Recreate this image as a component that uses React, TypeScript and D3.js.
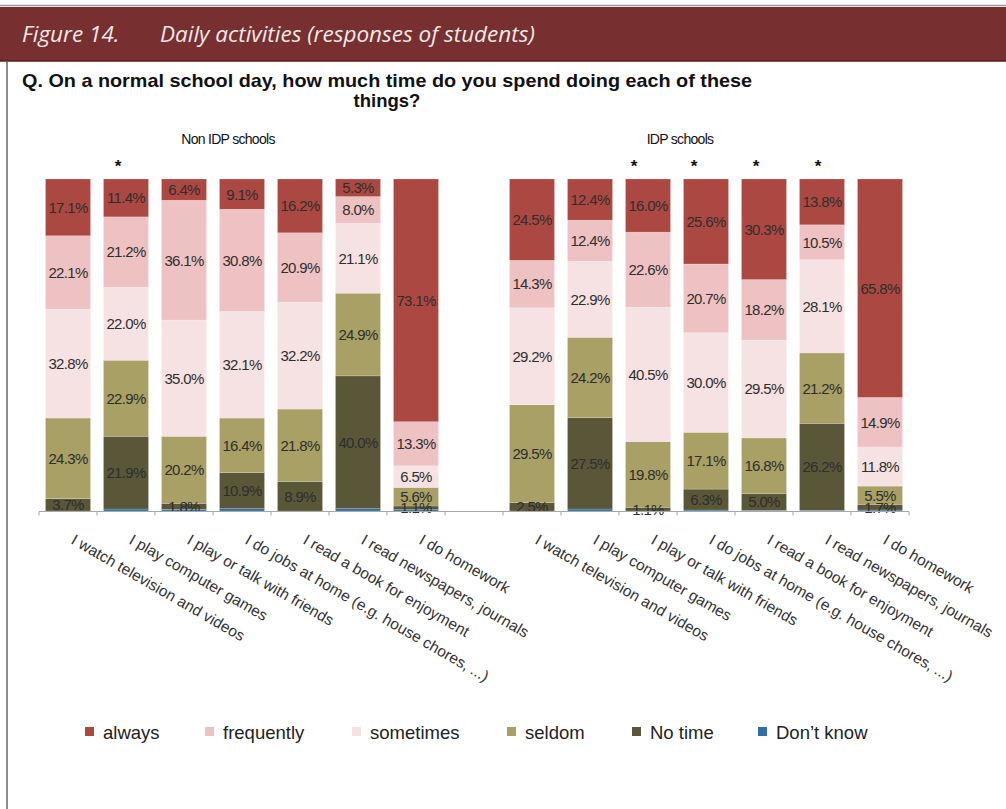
import React from 'react';
import * as d3 from 'd3';

const categories = [
  'I watch television and videos',
  'I play computer games',
  'I play or talk with friends',
  'I do jobs at home (e.g. house chores, ...)',
  'I read a book for enjoyment',
  'I read newspapers, journals',
  'I do homework',
];
const groupNames = ['Non IDP schools', 'IDP schools'];
const seriesKeys = ['dontKnow', 'noTime', 'seldom', 'sometimes', 'frequently', 'always'];
const seriesLabels = ['Don\u2019t know', 'No time', 'seldom', 'sometimes', 'frequently', 'always'];
const seriesColors = ['#2f6fa8', '#5a5638', '#a8a064', '#f6e2e2', '#eec2c2', '#ac4842'];

// Non IDP schools
const nonAlways = [17.1, 11.4, 6.4, 9.1, 16.2, 5.3, 73.1];
const nonFrequently = [22.1, 21.2, 36.1, 30.8, 20.9, 8.0, 13.3];
const nonSometimes = [32.8, 22.0, 35.0, 32.1, 32.2, 21.1, 6.5];
const nonSeldom = [24.3, 22.9, 20.2, 16.4, 21.8, 24.9, 5.6];
const nonNoTime = [3.7, 21.9, 1.8, 10.9, 8.9, 40.0, 1.1];
const nonDontKnow = [0.0, 0.6, 0.5, 0.7, 0.0, 0.7, 0.4];
const nonStar = [false, true, false, false, false, false, false];

// IDP schools
const idpAlways = [24.5, 12.4, 16.0, 25.6, 30.3, 13.8, 65.8];
const idpFrequently = [14.3, 12.4, 22.6, 20.7, 18.2, 10.5, 14.9];
const idpSometimes = [29.2, 22.9, 40.5, 30.0, 29.5, 28.1, 11.8];
const idpSeldom = [29.5, 24.2, 19.8, 17.1, 16.8, 21.2, 5.5];
const idpNoTime = [2.5, 27.5, 1.1, 6.3, 5.0, 26.2, 1.7];
const idpDontKnow = [0.0, 0.6, 0.0, 0.3, 0.2, 0.2, 0.3];
const idpStar = [false, false, true, true, true, true, false];

const FONT = '"Liberation Sans", Arial, Helvetica, sans-serif';

type Row = { slot: string; cat: string; star: boolean; [k: string]: any };

function buildRows(prefix: string, a: number[], f: number[], s: number[], se: number[], n: number[], d: number[], star: boolean[]): Row[] {
  return categories.map((c, i) => ({
    slot: prefix + i,
    cat: c,
    star: star[i],
    always: a[i],
    frequently: f[i],
    sometimes: s[i],
    seldom: se[i],
    noTime: n[i],
    dontKnow: d[i],
  }));
}

export default function App() {
  const rowsA = buildRows('n', nonAlways, nonFrequently, nonSometimes, nonSeldom, nonNoTime, nonDontKnow, nonStar);
  const rowsB = buildRows('i', idpAlways, idpFrequently, idpSometimes, idpSeldom, idpNoTime, idpDontKnow, idpStar);
  const rows = [...rowsA, ...rowsB];
  const slots = [...rowsA.map((r) => r.slot), 'gap', ...rowsB.map((r) => r.slot)];

  const x = d3.scaleBand<string>().domain(slots).range([39, 909]).paddingInner(0.224).paddingOuter(0.112);
  const y = d3.scaleLinear().domain([0, 1]).range([511, 179]);
  const stack = d3.stack<Row>().keys(seriesKeys).offset(d3.stackOffsetExpand);
  const stacked = stack(rows);

  const step = x.step();
  const half = (step * x.paddingInner()) / 2;
  const boundaries = slots.map((s) => (x(s) as number) - half);
  boundaries.push((x(slots[slots.length - 1]) as number) + x.bandwidth() + half);

  const starDx: Record<string, number> = { n1: -8, i2: -14, i3: -12, i4: -8, i5: -4 };

  const legendX = [85, 205, 352, 507, 632, 758];
  const legendOrder = [5, 4, 3, 2, 1, 0];

  return (
    <svg width={1006} height={809} style={{ position: 'absolute', left: 0, top: 0, background: '#fff' }} fontFamily={FONT}>
      <rect x={0} y={0} width={1006} height={809} fill="#ffffff" />
      {/* header */}
      <line x1={0} x2={1006} y1={5.5} y2={5.5} stroke="#9a9a9a" strokeWidth={1.5} />
      <rect x={0} y={7} width={1006} height={54} fill="#772f2f" />
      <line x1={0} x2={1006} y1={61} y2={61} stroke="#5a1f1f" strokeWidth={1.5} />
      <text x={22} y={42} fill="#f4e9e9" fontSize={22.5} fontStyle="italic" fontFamily='"Open Sans", sans-serif'>Figure 14.</text>
      <text x={160} y={42} fill="#f4e9e9" fontSize={22.5} fontStyle="italic" fontFamily='"Open Sans", sans-serif'>Daily activities (responses of students)</text>
      <line x1={7} x2={7} y1={62} y2={809} stroke="#8a8a8a" strokeWidth={2} />

      <text x={22} y={87} fontSize={18.5} fontWeight="bold" fill="#111" textLength={730} lengthAdjust="spacingAndGlyphs">Q.  On a normal school day, how much time do you spend doing each of these</text>
      <text x={387} y={107} fontSize={18.5} fontWeight="bold" fill="#111" textAnchor="middle">things?</text>

      <text x={228} y={144} fontSize={14} fill="#111" textAnchor="middle" letterSpacing={-0.7}>{groupNames[0]}</text>
      <text x={680} y={144} fontSize={14} fill="#111" textAnchor="middle" letterSpacing={-0.7}>{groupNames[1]}</text>

      {rows.filter((r) => r.star).map((r) => (
        <text key={'st' + r.slot} x={(x(r.slot) as number) + x.bandwidth() / 2 + (starDx[r.slot] || 0)} y={172} fontSize={17} fontWeight="bold" textAnchor="middle" fill="#111">*</text>
      ))}

      {/* bars */}
      {stacked.map((layer, li) => (
        <g key={layer.key} fill={seriesColors[li]}>
          {layer.map((d) => {
            const h = y(d[0]) - y(d[1]);
            return (
              <rect key={d.data.slot} x={x(d.data.slot)} y={y(d[1])} width={x.bandwidth()} height={Math.max(0, h)} stroke="rgba(255,255,255,0.3)" strokeWidth={0.6} />
            );
          })}
        </g>
      ))}

      {/* value labels */}
      {stacked.map((layer) =>
        layer.key === 'dontKnow'
          ? null
          : layer.map((d) => (
              <text
                key={'lb' + layer.key + d.data.slot}
                x={(x(d.data.slot) as number) + x.bandwidth() / 2}
                y={(y(d[0]) + y(d[1])) / 2}
                dy="0.36em"
                textAnchor="middle"
                fontSize={15}
                letterSpacing={-0.7}
                fill="#2e2e2e"
              >
                {(d.data[layer.key] as number).toFixed(1)}%
              </text>
            ))
      )}

      {/* axis */}
      <g stroke="#a8a8a8" strokeWidth={1}>
        <line x1={boundaries[0]} x2={boundaries[boundaries.length - 1]} y1={511.5} y2={511.5} />
        {boundaries.map((b, i) => (
          <line key={'tk' + i} x1={b} x2={b} y1={511.5} y2={515.5} />
        ))}
      </g>

      {/* category labels */}
      {rows.map((r) => {
        const cx = (x(r.slot) as number) + x.bandwidth() / 2 + 2;
        const cy = 543;
        return (
          <text key={'cl' + r.slot} transform={`translate(${cx},${cy}) rotate(30)`} fontSize={15.5} fill="#333">
            {r.cat}
          </text>
        );
      })}

      {/* legend */}
      {legendOrder.map((si, i) => (
        <g key={'lg' + si}>
          <rect x={legendX[i]} y={727} width={9} height={9} fill={seriesColors[si]} />
          <text x={legendX[i] + 18} y={739} fontSize={18.5} fill="#222">{seriesLabels[si]}</text>
        </g>
      ))}
    </svg>
  );
}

__Instructions for the task__.
Quote the data above in full and without alteration; skip the pictures.

__Task result__.
Recreate this image as a component that uses React, TypeScript and D3.js.
import React from 'react';
import * as d3 from 'd3';

const categories = [
  'I watch television and videos',
  'I play computer games',
  'I play or talk with friends',
  'I do jobs at home (e.g. house chores, ...)',
  'I read a book for enjoyment',
  'I read newspapers, journals',
  'I do homework',
];
const groupNames = ['Non IDP schools', 'IDP schools'];
const seriesKeys = ['dontKnow', 'noTime', 'seldom', 'sometimes', 'frequently', 'always'];
const seriesLabels = ['Don\u2019t know', 'No time', 'seldom', 'sometimes', 'frequently', 'always'];
const seriesColors = ['#2f6fa8', '#5a5638', '#a8a064', '#f6e2e2', '#eec2c2', '#ac4842'];

// Non IDP schools
const nonAlways = [17.1, 11.4, 6.4, 9.1, 16.2, 5.3, 73.1];
const nonFrequently = [22.1, 21.2, 36.1, 30.8, 20.9, 8.0, 13.3];
const nonSometimes = [32.8, 22.0, 35.0, 32.1, 32.2, 21.1, 6.5];
const nonSeldom = [24.3, 22.9, 20.2, 16.4, 21.8, 24.9, 5.6];
const nonNoTime = [3.7, 21.9, 1.8, 10.9, 8.9, 40.0, 1.1];
const nonDontKnow = [0.0, 0.6, 0.5, 0.7, 0.0, 0.7, 0.4];
const nonStar = [false, true, false, false, false, false, false];

// IDP schools
const idpAlways = [24.5, 12.4, 16.0, 25.6, 30.3, 13.8, 65.8];
const idpFrequently = [14.3, 12.4, 22.6, 20.7, 18.2, 10.5, 14.9];
const idpSometimes = [29.2, 22.9, 40.5, 30.0, 29.5, 28.1, 11.8];
const idpSeldom = [29.5, 24.2, 19.8, 17.1, 16.8, 21.2, 5.5];
const idpNoTime = [2.5, 27.5, 1.1, 6.3, 5.0, 26.2, 1.7];
const idpDontKnow = [0.0, 0.6, 0.0, 0.3, 0.2, 0.2, 0.3];
const idpStar = [false, false, true, true, true, true, false];

const FONT = '"Liberation Sans", Arial, Helvetica, sans-serif';

type Row = { slot: string; cat: string; star: boolean; [k: string]: any };

function buildRows(prefix: string, a: number[], f: number[], s: number[], se: number[], n: number[], d: number[], star: boolean[]): Row[] {
  return categories.map((c, i) => ({
    slot: prefix + i,
    cat: c,
    star: star[i],
    always: a[i],
    frequently: f[i],
    sometimes: s[i],
    seldom: se[i],
    noTime: n[i],
    dontKnow: d[i],
  }));
}

export default function App() {
  const rowsA = buildRows('n', nonAlways, nonFrequently, nonSometimes, nonSeldom, nonNoTime, nonDontKnow, nonStar);
  const rowsB = buildRows('i', idpAlways, idpFrequently, idpSometimes, idpSeldom, idpNoTime, idpDontKnow, idpStar);
  const rows = [...rowsA, ...rowsB];
  const slots = [...rowsA.map((r) => r.slot), 'gap', ...rowsB.map((r) => r.slot)];

  const x = d3.scaleBand<string>().domain(slots).range([39, 909]).paddingInner(0.224).paddingOuter(0.112);
  const y = d3.scaleLinear().domain([0, 1]).range([511, 179]);
  const stack = d3.stack<Row>().keys(seriesKeys).offset(d3.stackOffsetExpand);
  const stacked = stack(rows);

  const step = x.step();
  const half = (step * x.paddingInner()) / 2;
  const boundaries = slots.map((s) => (x(s) as number) - half);
  boundaries.push((x(slots[slots.length - 1]) as number) + x.bandwidth() + half);

  const starDx: Record<string, number> = { n1: -8, i2: -14, i3: -12, i4: -8, i5: -4 };

  const legendX = [85, 205, 352, 507, 632, 758];
  const legendOrder = [5, 4, 3, 2, 1, 0];

  return (
    <svg width={1006} height={809} style={{ position: 'absolute', left: 0, top: 0, background: '#fff' }} fontFamily={FONT}>
      <rect x={0} y={0} width={1006} height={809} fill="#ffffff" />
      {/* header */}
      <line x1={0} x2={1006} y1={5.5} y2={5.5} stroke="#9a9a9a" strokeWidth={1.5} />
      <rect x={0} y={7} width={1006} height={54} fill="#772f2f" />
      <line x1={0} x2={1006} y1={61} y2={61} stroke="#5a1f1f" strokeWidth={1.5} />
      <text x={22} y={42} fill="#f4e9e9" fontSize={22.5} fontStyle="italic" fontFamily='"Open Sans", sans-serif'>Figure 14.</text>
      <text x={160} y={42} fill="#f4e9e9" fontSize={22.5} fontStyle="italic" fontFamily='"Open Sans", sans-serif'>Daily activities (responses of students)</text>
      <line x1={7} x2={7} y1={62} y2={809} stroke="#8a8a8a" strokeWidth={2} />

      <text x={22} y={87} fontSize={18.5} fontWeight="bold" fill="#111" textLength={730} lengthAdjust="spacingAndGlyphs">Q.  On a normal school day, how much time do you spend doing each of these</text>
      <text x={387} y={107} fontSize={18.5} fontWeight="bold" fill="#111" textAnchor="middle">things?</text>

      <text x={228} y={144} fontSize={14} fill="#111" textAnchor="middle" letterSpacing={-0.7}>{groupNames[0]}</text>
      <text x={680} y={144} fontSize={14} fill="#111" textAnchor="middle" letterSpacing={-0.7}>{groupNames[1]}</text>

      {rows.filter((r) => r.star).map((r) => (
        <text key={'st' + r.slot} x={(x(r.slot) as number) + x.bandwidth() / 2 + (starDx[r.slot] || 0)} y={172} fontSize={17} fontWeight="bold" textAnchor="middle" fill="#111">*</text>
      ))}

      {/* bars */}
      {stacked.map((layer, li) => (
        <g key={layer.key} fill={seriesColors[li]}>
          {layer.map((d) => {
            const h = y(d[0]) - y(d[1]);
            return (
              <rect key={d.data.slot} x={x(d.data.slot)} y={y(d[1])} width={x.bandwidth()} height={Math.max(0, h)} stroke="rgba(255,255,255,0.3)" strokeWidth={0.6} />
            );
          })}
        </g>
      ))}

      {/* value labels */}
      {stacked.map((layer) =>
        layer.key === 'dontKnow'
          ? null
          : layer.map((d) => (
              <text
                key={'lb' + layer.key + d.data.slot}
                x={(x(d.data.slot) as number) + x.bandwidth() / 2}
                y={(y(d[0]) + y(d[1])) / 2}
                dy="0.36em"
                textAnchor="middle"
                fontSize={15}
                letterSpacing={-0.7}
                fill="#2e2e2e"
              >
                {(d.data[layer.key] as number).toFixed(1)}%
              </text>
            ))
      )}

      {/* axis */}
      <g stroke="#a8a8a8" strokeWidth={1}>
        <line x1={boundaries[0]} x2={boundaries[boundaries.length - 1]} y1={511.5} y2={511.5} />
        {boundaries.map((b, i) => (
          <line key={'tk' + i} x1={b} x2={b} y1={511.5} y2={515.5} />
        ))}
      </g>

      {/* category labels */}
      {rows.map((r) => {
        const cx = (x(r.slot) as number) + x.bandwidth() / 2 + 2;
        const cy = 543;
        return (
          <text key={'cl' + r.slot} transform={`translate(${cx},${cy}) rotate(30)`} fontSize={15.5} fill="#333">
            {r.cat}
          </text>
        );
      })}

      {/* legend */}
      {legendOrder.map((si, i) => (
        <g key={'lg' + si}>
          <rect x={legendX[i]} y={727} width={9} height={9} fill={seriesColors[si]} />
          <text x={legendX[i] + 18} y={739} fontSize={18.5} fill="#222">{seriesLabels[si]}</text>
        </g>
      ))}
    </svg>
  );
}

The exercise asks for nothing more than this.